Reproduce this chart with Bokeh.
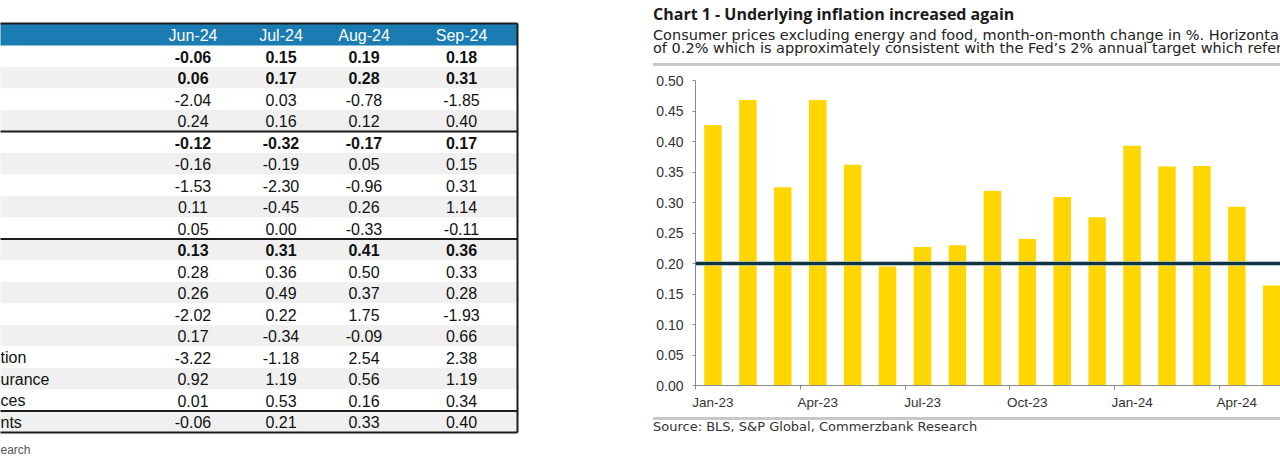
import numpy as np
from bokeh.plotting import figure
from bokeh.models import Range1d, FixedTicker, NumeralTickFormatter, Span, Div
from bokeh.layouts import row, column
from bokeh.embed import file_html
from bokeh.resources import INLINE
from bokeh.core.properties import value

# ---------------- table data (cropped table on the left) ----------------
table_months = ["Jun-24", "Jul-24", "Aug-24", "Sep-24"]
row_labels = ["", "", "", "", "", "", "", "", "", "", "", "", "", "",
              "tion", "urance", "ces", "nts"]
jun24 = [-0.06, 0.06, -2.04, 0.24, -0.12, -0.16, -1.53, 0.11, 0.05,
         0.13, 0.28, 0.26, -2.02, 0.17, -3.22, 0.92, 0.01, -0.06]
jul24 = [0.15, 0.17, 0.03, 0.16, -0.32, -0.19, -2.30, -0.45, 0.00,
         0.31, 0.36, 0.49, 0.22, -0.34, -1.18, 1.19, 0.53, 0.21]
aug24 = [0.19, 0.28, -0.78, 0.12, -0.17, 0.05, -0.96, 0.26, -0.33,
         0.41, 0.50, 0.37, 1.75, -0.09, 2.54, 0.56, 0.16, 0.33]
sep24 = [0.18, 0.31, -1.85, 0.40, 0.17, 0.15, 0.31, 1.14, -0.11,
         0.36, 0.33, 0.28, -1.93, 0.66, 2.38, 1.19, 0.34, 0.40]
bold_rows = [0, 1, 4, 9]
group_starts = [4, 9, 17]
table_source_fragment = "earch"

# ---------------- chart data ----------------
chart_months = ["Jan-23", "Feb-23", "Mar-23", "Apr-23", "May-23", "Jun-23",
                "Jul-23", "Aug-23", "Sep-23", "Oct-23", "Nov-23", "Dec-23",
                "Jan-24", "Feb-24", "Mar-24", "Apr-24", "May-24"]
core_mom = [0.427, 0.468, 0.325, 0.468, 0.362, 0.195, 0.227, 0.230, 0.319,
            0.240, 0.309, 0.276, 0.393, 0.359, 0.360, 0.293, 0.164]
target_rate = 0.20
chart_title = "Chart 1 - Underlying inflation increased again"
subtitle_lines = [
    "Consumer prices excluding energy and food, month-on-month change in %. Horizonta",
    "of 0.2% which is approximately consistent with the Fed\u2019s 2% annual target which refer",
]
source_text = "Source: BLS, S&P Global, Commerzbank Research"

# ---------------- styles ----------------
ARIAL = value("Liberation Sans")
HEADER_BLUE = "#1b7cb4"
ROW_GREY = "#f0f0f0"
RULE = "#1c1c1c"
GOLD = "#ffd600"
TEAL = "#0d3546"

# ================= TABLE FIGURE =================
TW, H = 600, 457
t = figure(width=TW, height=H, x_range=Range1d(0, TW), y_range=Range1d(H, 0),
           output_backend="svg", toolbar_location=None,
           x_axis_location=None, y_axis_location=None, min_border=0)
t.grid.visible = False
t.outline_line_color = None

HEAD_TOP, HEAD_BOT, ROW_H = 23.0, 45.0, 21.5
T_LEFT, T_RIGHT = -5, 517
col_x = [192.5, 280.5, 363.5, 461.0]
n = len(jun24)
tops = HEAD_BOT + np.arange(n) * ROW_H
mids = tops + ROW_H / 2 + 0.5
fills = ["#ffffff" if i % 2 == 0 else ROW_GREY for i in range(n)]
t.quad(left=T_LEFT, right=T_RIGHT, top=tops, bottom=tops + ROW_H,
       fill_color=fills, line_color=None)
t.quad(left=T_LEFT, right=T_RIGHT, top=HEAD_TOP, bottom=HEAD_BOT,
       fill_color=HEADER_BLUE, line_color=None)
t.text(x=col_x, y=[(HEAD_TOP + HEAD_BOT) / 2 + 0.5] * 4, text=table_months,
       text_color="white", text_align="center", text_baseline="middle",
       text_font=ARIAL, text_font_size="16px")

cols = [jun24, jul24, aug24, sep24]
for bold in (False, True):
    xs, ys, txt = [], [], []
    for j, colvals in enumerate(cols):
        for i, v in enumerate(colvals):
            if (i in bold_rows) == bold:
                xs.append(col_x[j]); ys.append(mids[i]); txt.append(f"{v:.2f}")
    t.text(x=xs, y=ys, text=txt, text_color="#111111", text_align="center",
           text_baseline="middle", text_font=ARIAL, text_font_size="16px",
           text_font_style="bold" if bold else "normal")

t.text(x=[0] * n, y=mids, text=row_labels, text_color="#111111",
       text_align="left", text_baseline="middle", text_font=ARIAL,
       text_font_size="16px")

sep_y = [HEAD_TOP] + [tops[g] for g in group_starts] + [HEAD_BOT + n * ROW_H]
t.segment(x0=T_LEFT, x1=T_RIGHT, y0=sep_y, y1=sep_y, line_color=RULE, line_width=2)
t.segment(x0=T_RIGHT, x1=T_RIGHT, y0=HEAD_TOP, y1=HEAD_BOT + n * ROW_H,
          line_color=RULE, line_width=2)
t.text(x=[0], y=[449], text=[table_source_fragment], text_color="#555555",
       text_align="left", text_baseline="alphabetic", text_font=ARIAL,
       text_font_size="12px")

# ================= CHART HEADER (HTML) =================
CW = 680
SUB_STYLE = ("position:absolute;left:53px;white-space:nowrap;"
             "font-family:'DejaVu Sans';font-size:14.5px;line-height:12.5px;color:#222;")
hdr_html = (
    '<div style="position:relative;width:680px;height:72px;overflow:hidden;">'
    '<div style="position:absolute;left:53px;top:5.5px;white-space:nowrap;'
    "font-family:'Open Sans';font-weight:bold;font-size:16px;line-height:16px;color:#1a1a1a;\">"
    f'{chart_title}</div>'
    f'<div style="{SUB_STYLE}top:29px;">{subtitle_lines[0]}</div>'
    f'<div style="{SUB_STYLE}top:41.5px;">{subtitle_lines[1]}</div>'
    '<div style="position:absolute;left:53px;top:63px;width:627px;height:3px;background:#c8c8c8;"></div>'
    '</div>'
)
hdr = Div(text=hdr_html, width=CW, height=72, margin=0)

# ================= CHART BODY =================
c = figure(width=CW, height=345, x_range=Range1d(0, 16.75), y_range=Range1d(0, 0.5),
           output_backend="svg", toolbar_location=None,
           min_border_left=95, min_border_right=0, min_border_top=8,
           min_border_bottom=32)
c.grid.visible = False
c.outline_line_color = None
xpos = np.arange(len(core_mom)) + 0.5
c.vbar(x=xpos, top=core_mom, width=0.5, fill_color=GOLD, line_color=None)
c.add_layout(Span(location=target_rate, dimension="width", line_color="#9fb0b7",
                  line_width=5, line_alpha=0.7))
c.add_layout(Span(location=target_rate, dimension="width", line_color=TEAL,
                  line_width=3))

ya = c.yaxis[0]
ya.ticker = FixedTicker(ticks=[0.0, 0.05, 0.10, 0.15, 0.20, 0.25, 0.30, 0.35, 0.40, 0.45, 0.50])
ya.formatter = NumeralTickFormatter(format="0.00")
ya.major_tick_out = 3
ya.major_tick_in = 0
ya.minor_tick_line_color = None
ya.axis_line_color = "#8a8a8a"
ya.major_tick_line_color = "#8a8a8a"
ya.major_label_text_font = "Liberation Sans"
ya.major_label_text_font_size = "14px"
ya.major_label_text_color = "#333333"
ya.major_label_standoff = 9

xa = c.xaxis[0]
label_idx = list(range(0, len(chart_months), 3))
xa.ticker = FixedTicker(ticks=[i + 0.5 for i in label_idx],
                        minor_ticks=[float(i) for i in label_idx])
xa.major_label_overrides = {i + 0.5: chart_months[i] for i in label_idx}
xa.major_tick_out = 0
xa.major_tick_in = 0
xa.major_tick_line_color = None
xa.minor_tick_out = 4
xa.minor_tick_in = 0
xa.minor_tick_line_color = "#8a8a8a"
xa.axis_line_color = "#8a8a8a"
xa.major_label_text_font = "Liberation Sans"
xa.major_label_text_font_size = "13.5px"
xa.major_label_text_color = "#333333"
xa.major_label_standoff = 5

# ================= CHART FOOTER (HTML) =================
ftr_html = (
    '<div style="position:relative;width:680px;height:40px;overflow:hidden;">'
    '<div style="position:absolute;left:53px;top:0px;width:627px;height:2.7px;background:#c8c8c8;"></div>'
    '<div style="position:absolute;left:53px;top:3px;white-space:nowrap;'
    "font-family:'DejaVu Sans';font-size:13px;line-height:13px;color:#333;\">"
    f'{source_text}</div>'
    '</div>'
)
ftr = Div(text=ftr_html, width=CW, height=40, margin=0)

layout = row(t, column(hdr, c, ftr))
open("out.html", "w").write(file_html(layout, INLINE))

::::::::

DIRECTIONS FOR THIS TASK. Restate each line from the start of the listing through the line bearing "from bokeh.core.properties import value" word for word. Drop the pictures.

SOLUTION TO THE EXERCISE.
Reproduce this chart with Bokeh.
import numpy as np
from bokeh.plotting import figure
from bokeh.models import Range1d, FixedTicker, NumeralTickFormatter, Span, Div
from bokeh.layouts import row, column
from bokeh.embed import file_html
from bokeh.resources import INLINE
from bokeh.core.properties import value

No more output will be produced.